Every day I have to remind myself that moderation is key. “Don’t ruin this for yourself, you buffoon,” I say staring into the mirror. I can’t take this coffee for granted. I have to use my coffee powers for good, not evil. With great coffee comes great responsibility.
These thoughts would be exhausting if I was capable of being exhausted, but I’m not, because magical coffee is flowing through my veins, keeping me sharp as Valyrian steel. So I push on, closing as much as I can, reminding myself that Emperor Trump has been doing the best deals for decades and yet still found the stamina to close on the highest office in the land. I have absolutely no idea what I’m talking about anymore, so now I will close this column..
Now that’s what I’m fuckin TALKIN ABOUT. America runs on caffeine, nicotine, and rage.
Name checks out
Don’t fuckin check me out.
Suuuuup
Oh hey sup babe. Long time no sup.
JUST PICKED UP A VENTI LATTE ITS GOING TO BE A GREAT DAY
Keep sippin’ the sauce if it means fire content in the mornings. Just don’t go Manziel and get, ‘lost in the sauce’.
Yeah I’m going to force a Manziel reference into the column now.
This reads like the stream of consciousness of a guy strung out on way more than just coffee…
WHAT ARE YOU ACCUSING ME OF SAY WHAT YOU MEAN
That means j’boy got himself an addy plug, now he’s paying more in taxes than he made last year.
I see you on that rise n grind this morning, Willie.
I prefer Bill. I’ll settle for Slick Willy though.
https://www.stravacraftcoffee.com/
Live a little.
We get it, Shibby, you smoke weed.
@shibby tryna burn?

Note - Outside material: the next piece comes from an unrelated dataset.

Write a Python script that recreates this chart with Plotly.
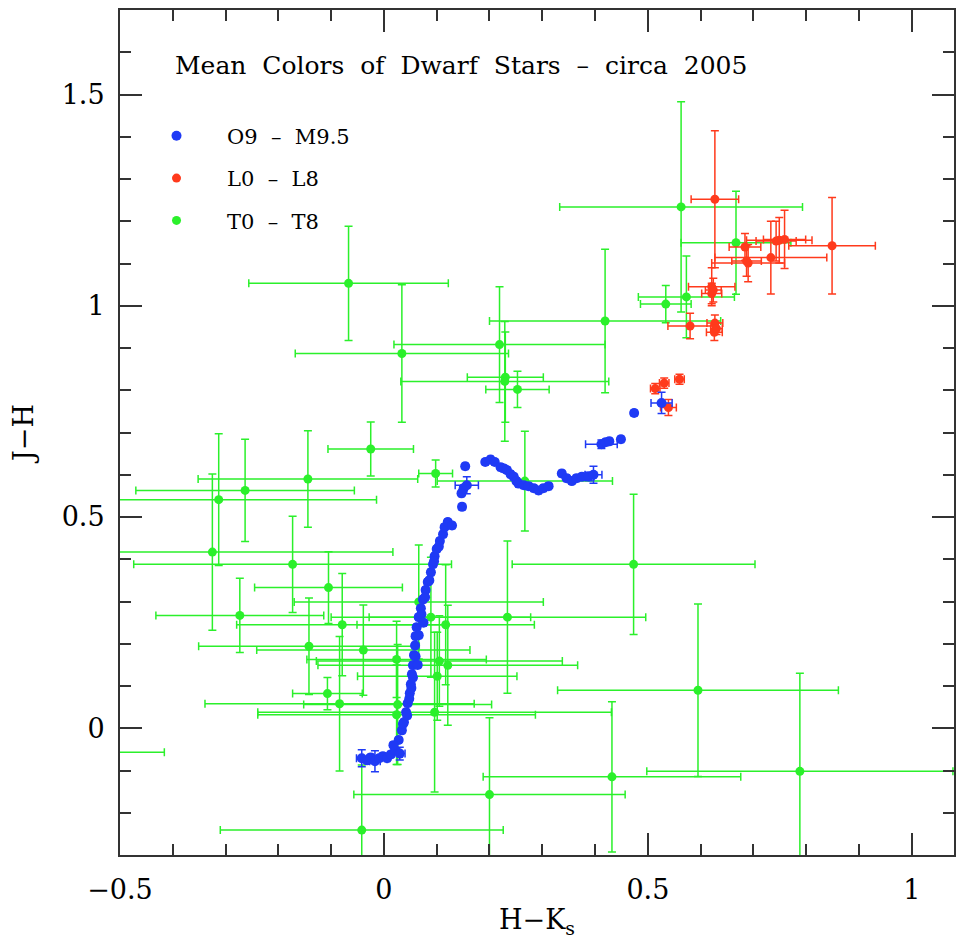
import plotly.graph_objects as go

# ---------------- data ----------------
# O9 - M9.5 dwarfs
blue_x = [-0.042, -0.032, -0.025, -0.017, -0.009, -0.002, 0.006, 0.013, 0.021, 0.028,
          0.034, 0.038, 0.042, 0.045, 0.049, 0.051, 0.053, 0.055, 0.057, 0.059,
          0.060, 0.062, 0.066, 0.070, 0.074, 0.079, 0.083, 0.089, 0.093, 0.096,
          0.100, 0.106, 0.112, 0.115, 0.121, 0.129, 0.148, 0.147, 0.151, 0.157,
          0.154, 0.192, 0.202, 0.210, 0.221, 0.227, 0.233, 0.240, 0.246, 0.251,
          0.255, 0.265, 0.274, 0.284, 0.293, 0.302, 0.312, 0.337, 0.346, 0.356,
          0.365, 0.375, 0.388, 0.397, 0.412, 0.420, 0.427, 0.449, 0.474, 0.526,
          0.018, 0.036, 0.048, 0.055, 0.060, 0.066, 0.071, 0.078, 0.086, 0.095,
          0.104, 0.030, 0.044, 0.052, 0.064, 0.075]
blue_y = [-0.071, -0.076, -0.069, -0.078, -0.071, -0.066, -0.071, -0.062, -0.052, -0.028,
          -0.005, 0.014, 0.038, 0.059, 0.083, 0.104, 0.128, 0.149, 0.173, 0.196,
          0.218, 0.239, 0.263, 0.284, 0.305, 0.327, 0.346, 0.369, 0.388, 0.407,
          0.424, 0.443, 0.459, 0.476, 0.488, 0.480, 0.524, 0.556, 0.568, 0.575,
          0.620, 0.630, 0.636, 0.630, 0.618, 0.615, 0.611, 0.601, 0.595, 0.585,
          0.579, 0.575, 0.573, 0.568, 0.563, 0.568, 0.573, 0.603, 0.592, 0.585,
          0.592, 0.595, 0.596, 0.600, 0.672, 0.677, 0.679, 0.684, 0.746, 0.770,
          -0.040, 0.010, 0.070, 0.120, 0.170, 0.220, 0.270, 0.310, 0.350, 0.395,
          0.430, -0.060, 0.030, 0.095, 0.150, 0.250]
blue_xerr = [0.01, 0.005, 0.005, 0.01, 0.005, 0.005, 0.005, 0.005, 0.005, 0.005,
             0.005, 0.005, 0.005, 0.005, 0.005, 0.005, 0.005, 0.005, 0.005, 0.005,
             0.005, 0.005, 0.005, 0.005, 0.005, 0.005, 0.005, 0.005, 0.005, 0.005,
             0.005, 0.005, 0.005, 0.005, 0.005, 0.005, 0.005, 0.005, 0.005, 0.022,
             0.005, 0.005, 0.005, 0.005, 0.005, 0.005, 0.005, 0.005, 0.005, 0.005,
             0.005, 0.005, 0.005, 0.005, 0.005, 0.005, 0.005, 0.005, 0.005, 0.005,
             0.005, 0.005, 0.010, 0.016, 0.030, 0.005, 0.005, 0.005, 0.005, 0.020,
             0.005, 0.005, 0.005, 0.005, 0.005, 0.005, 0.005, 0.005, 0.005, 0.005,
             0.005, 0.010, 0.005, 0.005, 0.005, 0.005]
blue_yerr = [0.02, 0.005, 0.005, 0.025, 0.005, 0.005, 0.005, 0.005, 0.005, 0.005,
             0.005, 0.005, 0.005, 0.005, 0.005, 0.005, 0.005, 0.005, 0.005, 0.005,
             0.005, 0.005, 0.005, 0.005, 0.005, 0.005, 0.005, 0.005, 0.005, 0.005,
             0.005, 0.005, 0.005, 0.005, 0.005, 0.005, 0.005, 0.005, 0.005, 0.020,
             0.005, 0.005, 0.005, 0.005, 0.005, 0.005, 0.005, 0.005, 0.005, 0.005,
             0.005, 0.005, 0.005, 0.005, 0.005, 0.005, 0.005, 0.005, 0.005, 0.005,
             0.005, 0.005, 0.010, 0.020, 0.010, 0.005, 0.005, 0.005, 0.005, 0.025,
             0.005, 0.005, 0.005, 0.005, 0.005, 0.005, 0.005, 0.005, 0.005, 0.005,
             0.005, 0.015, 0.005, 0.005, 0.005, 0.005]

# L0 - L8 dwarfs
red_x = [0.627, 0.849, 0.749, 0.759, 0.743, 0.733, 0.690, 0.687, 0.684, 0.621,
         0.621, 0.624, 0.580, 0.627, 0.626, 0.630, 0.514, 0.531, 0.560, 0.539]
red_y = [1.252, 1.142, 1.155, 1.157, 1.153, 1.114, 1.101, 1.106, 1.139, 1.045,
         1.029, 1.037, 0.952, 0.959, 0.937, 0.946, 0.804, 0.817, 0.826, 0.759]
red_xerr = [0.045, 0.082, 0.062, 0.040, 0.038, 0.106, 0.069, 0.028, 0.030, 0.044,
            0.019, 0.015, 0.042, 0.015, 0.015, 0.011, 0.009, 0.009, 0.009, 0.015]
red_yerr = [0.162, 0.114, 0.054, 0.069, 0.047, 0.086, 0.044, 0.036, 0.032, 0.045,
            0.024, 0.028, 0.030, 0.019, 0.019, 0.014, 0.012, 0.012, 0.012, 0.019]

# T0 - T8 dwarfs
green_x = [-0.067, 0.034, 0.219, 0.419, 0.230, 0.229, 0.253, 0.534, 0.573, 0.563,
           0.667, -0.025, 0.098, 0.267, -0.144, -0.263, -0.313, -0.325, -0.173, -0.105,
           -0.273, -0.079, -0.142, -0.039, 0.024, 0.066, 0.089, 0.117, 0.234, 0.105,
           0.121, 0.101, -0.107, -0.084, 0.026, 0.024, 0.096, 0.200, -0.042, 0.473,
           0.595, 0.432, 0.788, -0.599]
green_y = [1.053, 0.887, 0.908, 0.964, 0.831, 0.821, 0.802, 1.004, 1.021, 1.234,
           1.149, 0.661, 0.603, 0.585, 0.590, 0.563, 0.541, 0.417, 0.388, 0.333,
           0.267, 0.245, 0.194, 0.185, 0.163, 0.299, 0.263, 0.245, 0.263, 0.159,
           0.149, 0.123, 0.082, 0.058, 0.056, 0.032, 0.038, -0.157, -0.241, 0.388,
           0.090, -0.115, -0.102, -0.057]
green_xerr = [0.189, 0.202, 0.200, 0.219, 0.072, 0.197, 0.060, 0.048, 0.091, 0.230,
              0.104, 0.081, 0.032, 0.166, 0.208, 0.207, 0.299, 0.342, 0.301, 0.140,
              0.159, 0.200, 0.209, 0.202, 0.170, 0.236, 0.189, 0.168, 0.262, 0.233,
              0.246, 0.151, 0.066, 0.255, 0.178, 0.263, 0.335, 0.257, 0.268, 0.230,
              0.266, 0.244, 0.290, 0.183]
green_yerr = [0.135, 0.163, 0.137, 0.170, 0.107, 0.142, 0.043, 0.044, 0.097, 0.249,
              0.122, 0.064, 0.032, 0.118, 0.114, 0.121, 0.156, 0.185, 0.114, 0.085,
              0.088, 0.121, 0.114, 0.107, 0.090, 0.135, 0.142, 0.142, 0.180, 0.107,
              0.142, 0.104, 0.038, 0.159, 0.142, 0.118, 0.189, 0.182, 0.154, 0.166,
              0.204, 0.178, 0.232, 0.142]

series_names = ["O9  –  M9.5", "L0  –  L8", "T0  –  T8"]
series_colors = ["#1f3af5", "#ff3a1c", "#2bf02b"]
title_text = "Mean  Colors  of  Dwarf  Stars  –  circa  2005"

FONT = "DejaVu Serif"

fig = go.Figure()
datasets = [
    (green_x, green_y, green_xerr, green_yerr),
    (red_x, red_y, red_xerr, red_yerr),
    (blue_x, blue_y, blue_xerr, blue_yerr),
]
for idx, (xs, ys, xe, ye) in zip([2, 1, 0], datasets):
    col = series_colors[idx]
    fig.add_trace(go.Scatter(
        x=xs, y=ys, mode="markers", name=series_names[idx],
        legendgroup=series_names[idx], legendrank=idx + 1,
        marker=dict(symbol="circle", size=10 if idx == 0 else 9, color=col),
        error_x=dict(type="data", array=xe, visible=True, color=col, thickness=1.5, width=4),
        error_y=dict(type="data", array=ye, visible=True, color=col, thickness=1.5, width=4),
    ))

axis_common = dict(
    ticks="inside", ticklen=22, tickwidth=2, tickcolor="#333",
    showline=True, linecolor="#333", linewidth=2, mirror="ticks",
    showgrid=False, zeroline=False,
    tickfont=dict(family=FONT, size=27, color="black"),
    minor=dict(dtick=0.1, ticks="inside", ticklen=11, tickwidth=2,
               tickcolor="#333", showgrid=False),
)

fig.update_xaxes(range=[-0.5, 1.08], dtick=0.5, tick0=0, ticklabelstandoff=10,
                 title=dict(text="H−K<sub>s</sub>", font=dict(family=FONT, size=27, color="black"),
                            standoff=6),
                 **axis_common)
fig.update_yaxes(range=[-0.3, 1.7], dtick=0.5, tick0=0, ticklabelstandoff=8,
                 title=dict(text="J−H", font=dict(family=FONT, size=27, color="black"),
                            standoff=20),
                 **axis_common)

fig.add_annotation(text=title_text, xref="paper", yref="paper",
                   x=(173 - 120) / 836, y=(855 - 66) / 845,
                   xanchor="left", yanchor="middle", showarrow=False,
                   font=dict(family=FONT, size=25, color="black"))

fig.update_layout(
    width=956, height=944,
    margin=dict(l=120, r=0, t=10, b=89),
    plot_bgcolor="white", paper_bgcolor="white",
    showlegend=True,
    legend=dict(x=0.0072, y=0.875, xanchor="left", yanchor="top",
                font=dict(family=FONT, size=21, color="black"),
                bgcolor="rgba(0,0,0,0)", tracegroupgap=12, itemwidth=91),
)

fig.write_html("out.html")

Hmu
Kinder I hope you were my connect freshman year
I don’t know what a kinder is and I don’t sell drugs to nerds
Nope name didn’t check out
Help infused your favorite, Shib?
Hemp*
Coffee til 11, tea/water rotation til 6, alcohol after.
“keeping me sharp as Valyrian steel” magical analogy
“Oysters, Clams & Cockles” available on iTunes and SoundCloud. Please give us a 5-star rating, leave a stellar review, and tell your Game of Thrones loving friends to give us a listen. Blessings upon you and your family.
Praise to the old gods and the new.
Will Oysters Clams & Cockles be implementing a phone line like Back Door Cover where people can call in and freak out after the episode? Few best reactions get aired/critiqued? Asking for a friend
Please tell me I’m not the only one who refuses to say the sizes at Starbucks and just goes with “Small, Medium, or Large”
There are dozens of us. Dozens!
It takes your body only a few weeks without caffeine to get back to your original tolerance level. So when it gets to the point that you need 6+ cups to function just start weaning down the number, then switch to tea, and then go without for 2 weeks. After that 1-2 cups will do the trick. I do this about twice a year and it works well for me.
Not a tea guy, but that doesn’t mean I can’t change. Appreciate the advice.